For three days, authorities did not comment. But on Saturday, Cuba’s Interior Ministry issued a statement saying police had been chasing Hernandez, who had done jail time previously for other crimes.
Hernandez, who had committed an act of vandalism, started throwing stones at police as they chased him and hit one officer in the shoulder, throwing him to the ground, the statement said.
The officer shot Hernandez after firing off two warning shots, the statement said, adding that he acted in self-defence and without the intent of killing him. [perhaps the truth is three shots were fired, two misses, one strike]

The Interior Ministry said it lamented his death.

Critics have denounced the government for not holding the police to account by launching an investigation, especially given how quick officials have been to condemn U.S. police brutality, with extensive coverage in state media of the Black Lives Matter protests.
They also accuse the government more broadly of allowing police brutality and failing to address racism in Cuba adequately.

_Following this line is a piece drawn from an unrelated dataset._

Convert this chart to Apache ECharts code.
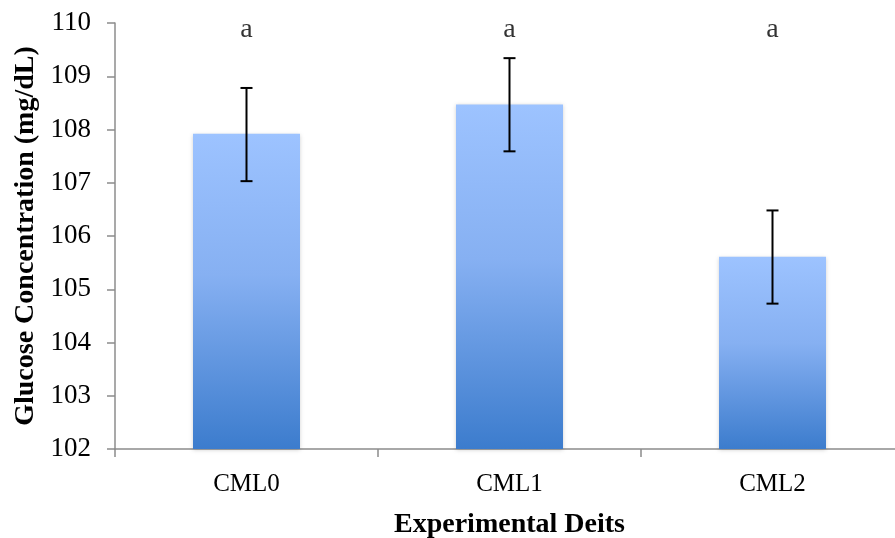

Cuba’s government prides itself on having improved the lives of Black Cubans by officially eliminating racial segregation after its 1959 revolution and providing universal access to education and healthcare.
But anti-racism activists say that by acting as if the issue of racism were resolved and suppressing debate over it, the government has prevented the steps needed to eradicate it.

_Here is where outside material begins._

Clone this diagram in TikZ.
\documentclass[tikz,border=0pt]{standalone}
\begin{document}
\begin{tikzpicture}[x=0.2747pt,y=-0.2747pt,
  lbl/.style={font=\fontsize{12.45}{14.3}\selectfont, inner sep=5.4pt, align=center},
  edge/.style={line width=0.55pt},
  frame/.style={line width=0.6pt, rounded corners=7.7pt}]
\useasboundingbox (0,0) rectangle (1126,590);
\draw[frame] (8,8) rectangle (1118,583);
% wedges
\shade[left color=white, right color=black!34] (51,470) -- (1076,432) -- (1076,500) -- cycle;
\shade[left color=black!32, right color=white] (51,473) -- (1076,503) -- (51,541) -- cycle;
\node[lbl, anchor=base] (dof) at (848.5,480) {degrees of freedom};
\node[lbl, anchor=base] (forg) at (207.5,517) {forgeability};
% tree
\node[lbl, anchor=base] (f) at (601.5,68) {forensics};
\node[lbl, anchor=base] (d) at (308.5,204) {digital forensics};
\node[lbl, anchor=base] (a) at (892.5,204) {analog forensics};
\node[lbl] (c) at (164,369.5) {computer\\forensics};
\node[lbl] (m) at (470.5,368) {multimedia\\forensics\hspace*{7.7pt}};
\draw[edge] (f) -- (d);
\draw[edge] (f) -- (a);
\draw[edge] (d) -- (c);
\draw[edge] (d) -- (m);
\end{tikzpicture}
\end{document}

Read the whole story here – https://www.reuters.com/article/us-cuba-racism-protests/cuba-prevents-protest-over-police-killing-of-black-man-idUSKBN2413R5

Before I end, my two-penneth worth question, is why do Caribbean leaders of predominantly black countries align themselves with a state that acts in such a way against blacks and give their whites in that population privileges, Why?
Ralph Gonsalves is a white leader of a predominantly black country, you rarely if ever see or hear of white people being beaten by the SVG police, but it is common for black people to attend court with bruised faces and black eyes. Gonsalves is the Cubans biggest asset in the Caribbean, has officially announced that he has taken over the work of Maurice Bishop. The Cuban revolutionary communist who brought the Marxist revolution to Grenada. Ref: https://www.youtube.com/watch?v=eLPFeuQLwBs

It is default procedure for Blacks to be beaten by the police in Saint Vincent, yet I have never heard or read of Ralph Gonsalves demanding it stops. There are dozens of recorded cases.
https://www.iwnsvg.com/2019/08/11/police-allegedly-beat-handcuffed-man-resulting-in-injuries/

I recently asked if Ralph Gonsalves is a member of the Cuban Communist Party, he nor the Cubans have replied to that. [the lapel badge?]

Is Ralph Gonsalves an Honorary Member of the Cuban Communist Party?

Every Vincentian online news site has been frightened to publish my articles, despite them being published far and wide by others. It is such a shame that online editors run scared of the Gonsalves regime, and I must rely on editors in most other countries in the region posting what I write. I am not sure if it is cowardice, if they are in bed with him, or if they quite simply are terrified of his wrath and fear the destruction of their companies. Perhaps a little of all the above.